Favored Investment Industries
Risk is a critical variable for investors when deciding where to park their money. Companies that have a business model insulated from economic downturns are viewed as attractive and safe investment opportunities. A cash cow can continue to produce cash flow streams despite lagging economic activity. (Read Spotting Cash Cows to learn how to identify these companies.)
There can be several reasons why a company fares well during a recessionary period:
1. The company provides critical repair and maintenance services, or sells essentials. Companies that provide nonessential services are typically the first to receive tough operational and financial blows from a recession. Consumers can choose to cut their own grass or paint their own houses, putting the residential contractor in tough financial times.
Certain service companies, however, provide essential and critical services to their customers that cannot be so easily reduced or eliminated. For instance, refineries and chemical plants hire engineering firms and consultants to conduct periodic assessments of their equipment, wirings and processes. These are ongoing reviews that cannot be eliminated simply to save a few dollars in expenditures. Another example is waste management. Neighborhoods and businesses certainly will not allow trash to pile up around their establishments, no matter how bad the economy gets.

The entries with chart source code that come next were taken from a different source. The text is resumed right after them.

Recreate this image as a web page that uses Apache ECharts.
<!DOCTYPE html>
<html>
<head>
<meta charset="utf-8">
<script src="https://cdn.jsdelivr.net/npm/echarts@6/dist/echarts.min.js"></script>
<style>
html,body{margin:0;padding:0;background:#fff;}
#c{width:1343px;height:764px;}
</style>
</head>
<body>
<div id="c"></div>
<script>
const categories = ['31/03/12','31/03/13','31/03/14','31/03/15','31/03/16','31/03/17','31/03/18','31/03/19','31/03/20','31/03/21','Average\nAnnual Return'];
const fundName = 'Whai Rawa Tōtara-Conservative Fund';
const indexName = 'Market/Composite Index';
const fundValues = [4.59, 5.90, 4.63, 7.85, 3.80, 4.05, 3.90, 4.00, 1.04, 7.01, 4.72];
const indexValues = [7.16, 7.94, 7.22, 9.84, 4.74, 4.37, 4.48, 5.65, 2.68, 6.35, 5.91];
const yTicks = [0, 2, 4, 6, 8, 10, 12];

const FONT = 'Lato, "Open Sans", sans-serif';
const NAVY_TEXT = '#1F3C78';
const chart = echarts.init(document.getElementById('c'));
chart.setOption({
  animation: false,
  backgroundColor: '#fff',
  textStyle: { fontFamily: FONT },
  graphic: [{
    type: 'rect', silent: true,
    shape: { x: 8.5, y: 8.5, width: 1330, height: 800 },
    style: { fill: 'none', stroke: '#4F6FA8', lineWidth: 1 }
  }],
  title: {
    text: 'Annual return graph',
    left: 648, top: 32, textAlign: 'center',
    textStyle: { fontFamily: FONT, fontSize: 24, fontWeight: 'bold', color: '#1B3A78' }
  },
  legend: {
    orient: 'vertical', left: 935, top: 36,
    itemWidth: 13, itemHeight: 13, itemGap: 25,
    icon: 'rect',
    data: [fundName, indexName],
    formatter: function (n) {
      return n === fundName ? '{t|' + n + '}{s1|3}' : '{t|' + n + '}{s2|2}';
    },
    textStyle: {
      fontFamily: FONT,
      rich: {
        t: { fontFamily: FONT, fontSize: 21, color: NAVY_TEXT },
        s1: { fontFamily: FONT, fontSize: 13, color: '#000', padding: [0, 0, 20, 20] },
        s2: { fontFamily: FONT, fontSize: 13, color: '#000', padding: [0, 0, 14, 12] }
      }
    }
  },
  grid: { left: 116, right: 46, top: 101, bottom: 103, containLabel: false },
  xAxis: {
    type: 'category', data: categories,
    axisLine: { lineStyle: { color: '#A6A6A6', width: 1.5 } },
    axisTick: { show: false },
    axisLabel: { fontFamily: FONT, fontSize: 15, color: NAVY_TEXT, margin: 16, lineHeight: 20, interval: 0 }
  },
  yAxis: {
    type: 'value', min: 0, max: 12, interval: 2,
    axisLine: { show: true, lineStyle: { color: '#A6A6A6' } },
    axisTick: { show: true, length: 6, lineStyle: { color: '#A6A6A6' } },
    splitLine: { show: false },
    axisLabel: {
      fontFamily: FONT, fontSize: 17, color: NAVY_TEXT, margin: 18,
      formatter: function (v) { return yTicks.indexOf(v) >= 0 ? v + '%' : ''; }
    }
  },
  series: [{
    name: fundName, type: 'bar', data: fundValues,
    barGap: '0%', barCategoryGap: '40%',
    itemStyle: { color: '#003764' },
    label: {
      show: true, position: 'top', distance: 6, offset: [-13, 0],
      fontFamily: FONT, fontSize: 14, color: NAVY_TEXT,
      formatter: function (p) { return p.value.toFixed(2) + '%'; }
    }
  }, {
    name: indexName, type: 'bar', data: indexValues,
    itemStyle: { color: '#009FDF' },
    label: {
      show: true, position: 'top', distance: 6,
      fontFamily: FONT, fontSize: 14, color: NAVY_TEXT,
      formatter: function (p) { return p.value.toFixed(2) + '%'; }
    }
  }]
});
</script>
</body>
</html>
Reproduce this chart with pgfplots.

Similarly, companies that manufacture an important product that breaks down with a certain level of frequency and needs to be replaced tend to hold up well during tough times. For instance, a maker of engine seals and gaskets will tend to have more stable revenue streams. Good seals and gaskets ensure that a car engine performs smoothly. These types of products also eventually break down. Thus, the product must be replaced to ensure an engine continues to work. How about a printer cartridge? When it runs out of ink, you are forced to order another one and replace the cartridge. That's a classic case of a relatively insulated model. (For a related article on defensive stocks, check out Guard Your Portfolio With Defensive Stocks)...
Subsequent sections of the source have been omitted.